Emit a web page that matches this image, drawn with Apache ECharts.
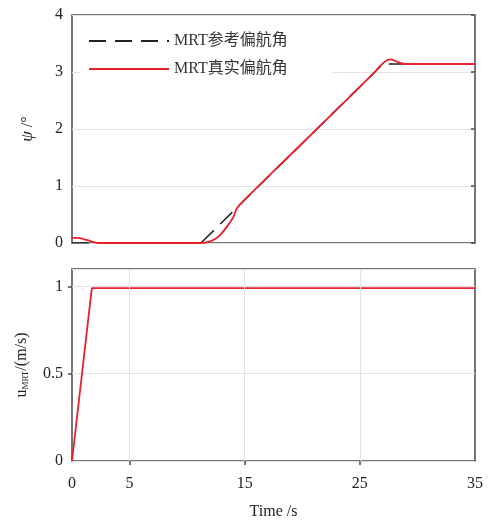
<!DOCTYPE html>
<html>
<head>
<meta charset="utf-8">
<script src="https://cdn.jsdelivr.net/npm/echarts@6/dist/echarts.min.js"></script>
<style>
  html, body { margin: 0; padding: 0; background: #fff; }
  #main { width: 499px; height: 526px; }
</style>
</head>
<body>
<div id="main"></div>
<script>
// 参考偏航角 (reference yaw)
var refT = [0, 11.2, 27.0, 35];
var refPsi = [0, 0, 3.14, 3.14];
// 真实偏航角 (actual yaw)
var actT = [0, 0.5, 1, 1.5, 2, 2.3, 11.2, 12, 12.5, 13, 13.5, 14, 14.3, 15, 20, 25, 26, 27, 27.4, 27.7, 28, 28.5, 29, 35];
var actPsi = [0.09, 0.09, 0.07, 0.04, 0.01, 0, 0, 0.03, 0.08, 0.17, 0.3, 0.45, 0.6, 0.76, 1.75, 2.74, 2.94, 3.15, 3.21, 3.22, 3.2, 3.16, 3.14, 3.14];
// 速度 u_MRT
var uT = [0, 1.72, 35];
var uVal = [0, 0.99, 0.99];
// x 轴刻度
var xTicks = [0, 5, 15, 25, 35];
var xGridLines = [5, 15, 25];

function pairs(xs, ys) {
  return xs.map(function (x, i) { return [x, ys[i]]; });
}

var serif = '"Liberation Serif", "DejaVu Serif", serif';
var cjk = '"Liberation Serif", "Noto Sans CJK SC", sans-serif';
var frame = '#4a4a4a';
var gridColor = '#e2e2e2';

var chart = echarts.init(document.getElementById('main'));

var option = {
  animation: false,
  backgroundColor: '#fff',
  grid: [
    { left: 72, right: 24, top: 15, height: 228, show: true, borderColor: frame, borderWidth: 1.5 },
    { left: 72, right: 24, top: 269, height: 192, show: true, borderColor: frame, borderWidth: 1.5 }
  ],
  legend: {
    left: 80, top: 27, orient: 'vertical',
    backgroundColor: '#fff',
    padding: [6, 44, 6, 8],
    itemWidth: 80, itemHeight: 16, itemGap: 12,
    itemStyle: { opacity: 0 },
    textStyle: { fontFamily: cjk, fontSize: 16, color: '#333' },
    data: ['MRT参考偏航角', 'MRT真实偏航角']
  },
  xAxis: [
    {
      type: 'value', gridIndex: 0, min: 0, max: 35,
      axisLine: { show: false }, axisTick: { show: false },
      axisLabel: { show: false }, splitLine: { show: false }
    },
    {
      type: 'value', gridIndex: 1, min: 0, max: 35,
      name: 'Time /s', nameLocation: 'middle', nameGap: 43,
      nameTextStyle: { fontFamily: serif, fontSize: 16, color: '#222' },
      axisLine: { show: false },
      axisTick: { show: false },
      axisLabel: { customValues: xTicks, margin: 15, fontFamily: serif, fontSize: 16, color: '#222' },
      splitLine: { show: false }
    },
    {
      type: 'value', gridIndex: 1, min: 0, max: 35, position: 'top',
      axisLine: { show: false },
      axisTick: { show: true, inside: true, length: 4, customValues: xGridLines, lineStyle: { color: frame, width: 1.5 } },
      axisLabel: { show: false }, splitLine: { show: false }
    }
  ],
  yAxis: [
    {
      type: 'value', gridIndex: 0, min: 0, max: 4, interval: 1,
      name: '{i|ψ} /°', nameLocation: 'middle', nameGap: 36, nameRotate: 90,
      nameTextStyle: { fontFamily: serif, fontSize: 16, color: '#222', rich: { i: { fontFamily: serif, fontStyle: 'italic', fontSize: 17 } } },
      axisLine: { show: false }, axisTick: { show: false },
      axisLabel: { margin: 9, fontFamily: serif, fontSize: 16, color: '#222' },
      splitLine: { show: true, lineStyle: { color: gridColor, width: 1 } }
    },
    {
      type: 'value', gridIndex: 0, min: 0, max: 4, interval: 1, position: 'right',
      axisLine: { show: false },
      axisTick: { show: true, inside: true, length: 4, lineStyle: { color: frame, width: 1.5 } },
      axisLabel: { show: false }, splitLine: { show: false }
    },
    {
      type: 'value', gridIndex: 1, min: 0, max: 1.1, interval: 0.5,
      name: 'u{s|MRT}/(m/s)', nameLocation: 'middle', nameGap: 42, nameRotate: 90,
      nameTextStyle: { fontFamily: serif, fontSize: 16, color: '#222', rich: { s: { fontFamily: serif, fontSize: 9, verticalAlign: 'bottom', padding: [6, 0, 0, 0] } } },
      axisLine: { show: false }, axisTick: { show: false },
      axisLabel: { margin: 9, fontFamily: serif, fontSize: 16, color: '#222', showMaxLabel: false },
      splitLine: { show: true, lineStyle: { color: gridColor, width: 1 } }
    },
    {
      type: 'value', gridIndex: 1, min: 0, max: 1.1, interval: 0.5, position: 'right',
      axisLine: { show: false },
      axisTick: { show: true, inside: true, length: 4, customValues: [0.5, 1], lineStyle: { color: frame, width: 1.5 } },
      axisLabel: { show: false }, splitLine: { show: false }
    }
  ],
  series: [
    {
      name: 'MRT参考偏航角', type: 'line', xAxisIndex: 0, yAxisIndex: 0,
      data: pairs(refT, refPsi), showSymbol: false, symbol: 'none',
      lineStyle: { color: '#222', width: 1.5, type: [17, 9] },
      itemStyle: { color: '#222' }
    },
    {
      name: 'MRT真实偏航角', type: 'line', xAxisIndex: 0, yAxisIndex: 0,
      data: pairs(actT, actPsi), showSymbol: false, symbol: 'none', smooth: 0.3,
      lineStyle: { color: '#e8202a', width: 1.8 },
      itemStyle: { color: '#e8202a' }
    },
    {
      name: 'u', type: 'line', xAxisIndex: 1, yAxisIndex: 2,
      data: pairs(uT, uVal), showSymbol: false, symbol: 'none',
      lineStyle: { color: '#e8202a', width: 1.8 },
      markLine: {
        silent: true, symbol: 'none', label: { show: false },
        lineStyle: { color: gridColor, width: 1, type: 'solid' },
        data: xGridLines.map(function (v) { return { xAxis: v }; })
      }
    }
  ]
};

chart.setOption(option);
</script>
</body>
</html>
☆ ☆ ☆ ☆ ☆
Problem requirements:
Could you repeat all of the material exactly? Pictures should not be copied.

Worked solution:
Emit a web page that matches this image, drawn with Apache ECharts.
<!DOCTYPE html>
<html>
<head>
<meta charset="utf-8">
<script src="https://cdn.jsdelivr.net/npm/echarts@6/dist/echarts.min.js"></script>
<style>
  html, body { margin: 0; padding: 0; background: #fff; }
  #main { width: 499px; height: 526px; }
</style>
</head>
<body>
<div id="main"></div>
<script>
// 参考偏航角 (reference yaw)
var refT = [0, 11.2, 27.0, 35];
var refPsi = [0, 0, 3.14, 3.14];
// 真实偏航角 (actual yaw)
var actT = [0, 0.5, 1, 1.5, 2, 2.3, 11.2, 12, 12.5, 13, 13.5, 14, 14.3, 15, 20, 25, 26, 27, 27.4, 27.7, 28, 28.5, 29, 35];
var actPsi = [0.09, 0.09, 0.07, 0.04, 0.01, 0, 0, 0.03, 0.08, 0.17, 0.3, 0.45, 0.6, 0.76, 1.75, 2.74, 2.94, 3.15, 3.21, 3.22, 3.2, 3.16, 3.14, 3.14];
// 速度 u_MRT
var uT = [0, 1.72, 35];
var uVal = [0, 0.99, 0.99];
// x 轴刻度
var xTicks = [0, 5, 15, 25, 35];
var xGridLines = [5, 15, 25];

function pairs(xs, ys) {
  return xs.map(function (x, i) { return [x, ys[i]]; });
}

var serif = '"Liberation Serif", "DejaVu Serif", serif';
var cjk = '"Liberation Serif", "Noto Sans CJK SC", sans-serif';
var frame = '#4a4a4a';
var gridColor = '#e2e2e2';

var chart = echarts.init(document.getElementById('main'));

var option = {
  animation: false,
  backgroundColor: '#fff',
  grid: [
    { left: 72, right: 24, top: 15, height: 228, show: true, borderColor: frame, borderWidth: 1.5 },
    { left: 72, right: 24, top: 269, height: 192, show: true, borderColor: frame, borderWidth: 1.5 }
  ],
  legend: {
    left: 80, top: 27, orient: 'vertical',
    backgroundColor: '#fff',
    padding: [6, 44, 6, 8],
    itemWidth: 80, itemHeight: 16, itemGap: 12,
    itemStyle: { opacity: 0 },
    textStyle: { fontFamily: cjk, fontSize: 16, color: '#333' },
    data: ['MRT参考偏航角', 'MRT真实偏航角']
  },
  xAxis: [
    {
      type: 'value', gridIndex: 0, min: 0, max: 35,
      axisLine: { show: false }, axisTick: { show: false },
      axisLabel: { show: false }, splitLine: { show: false }
    },
    {
      type: 'value', gridIndex: 1, min: 0, max: 35,
      name: 'Time /s', nameLocation: 'middle', nameGap: 43,
      nameTextStyle: { fontFamily: serif, fontSize: 16, color: '#222' },
      axisLine: { show: false },
      axisTick: { show: false },
      axisLabel: { customValues: xTicks, margin: 15, fontFamily: serif, fontSize: 16, color: '#222' },
      splitLine: { show: false }
    },
    {
      type: 'value', gridIndex: 1, min: 0, max: 35, position: 'top',
      axisLine: { show: false },
      axisTick: { show: true, inside: true, length: 4, customValues: xGridLines, lineStyle: { color: frame, width: 1.5 } },
      axisLabel: { show: false }, splitLine: { show: false }
    }
  ],
  yAxis: [
    {
      type: 'value', gridIndex: 0, min: 0, max: 4, interval: 1,
      name: '{i|ψ} /°', nameLocation: 'middle', nameGap: 36, nameRotate: 90,
      nameTextStyle: { fontFamily: serif, fontSize: 16, color: '#222', rich: { i: { fontFamily: serif, fontStyle: 'italic', fontSize: 17 } } },
      axisLine: { show: false }, axisTick: { show: false },
      axisLabel: { margin: 9, fontFamily: serif, fontSize: 16, color: '#222' },
      splitLine: { show: true, lineStyle: { color: gridColor, width: 1 } }
    },
    {
      type: 'value', gridIndex: 0, min: 0, max: 4, interval: 1, position: 'right',
      axisLine: { show: false },
      axisTick: { show: true, inside: true, length: 4, lineStyle: { color: frame, width: 1.5 } },
      axisLabel: { show: false }, splitLine: { show: false }
    },
    {
      type: 'value', gridIndex: 1, min: 0, max: 1.1, interval: 0.5,
      name: 'u{s|MRT}/(m/s)', nameLocation: 'middle', nameGap: 42, nameRotate: 90,
      nameTextStyle: { fontFamily: serif, fontSize: 16, color: '#222', rich: { s: { fontFamily: serif, fontSize: 9, verticalAlign: 'bottom', padding: [6, 0, 0, 0] } } },
      axisLine: { show: false }, axisTick: { show: false },
      axisLabel: { margin: 9, fontFamily: serif, fontSize: 16, color: '#222', showMaxLabel: false },
      splitLine: { show: true, lineStyle: { color: gridColor, width: 1 } }
    },
    {
      type: 'value', gridIndex: 1, min: 0, max: 1.1, interval: 0.5, position: 'right',
      axisLine: { show: false },
      axisTick: { show: true, inside: true, length: 4, customValues: [0.5, 1], lineStyle: { color: frame, width: 1.5 } },
      axisLabel: { show: false }, splitLine: { show: false }
    }
  ],
  series: [
    {
      name: 'MRT参考偏航角', type: 'line', xAxisIndex: 0, yAxisIndex: 0,
      data: pairs(refT, refPsi), showSymbol: false, symbol: 'none',
      lineStyle: { color: '#222', width: 1.5, type: [17, 9] },
      itemStyle: { color: '#222' }
    },
    {
      name: 'MRT真实偏航角', type: 'line', xAxisIndex: 0, yAxisIndex: 0,
      data: pairs(actT, actPsi), showSymbol: false, symbol: 'none', smooth: 0.3,
      lineStyle: { color: '#e8202a', width: 1.8 },
      itemStyle: { color: '#e8202a' }
    },
    {
      name: 'u', type: 'line', xAxisIndex: 1, yAxisIndex: 2,
      data: pairs(uT, uVal), showSymbol: false, symbol: 'none',
      lineStyle: { color: '#e8202a', width: 1.8 },
      markLine: {
        silent: true, symbol: 'none', label: { show: false },
        lineStyle: { color: gridColor, width: 1, type: 'solid' },
        data: xGridLines.map(function (v) { return { xAxis: v }; })
      }
    }
  ]
};

chart.setOption(option);
</script>
</body>
</html>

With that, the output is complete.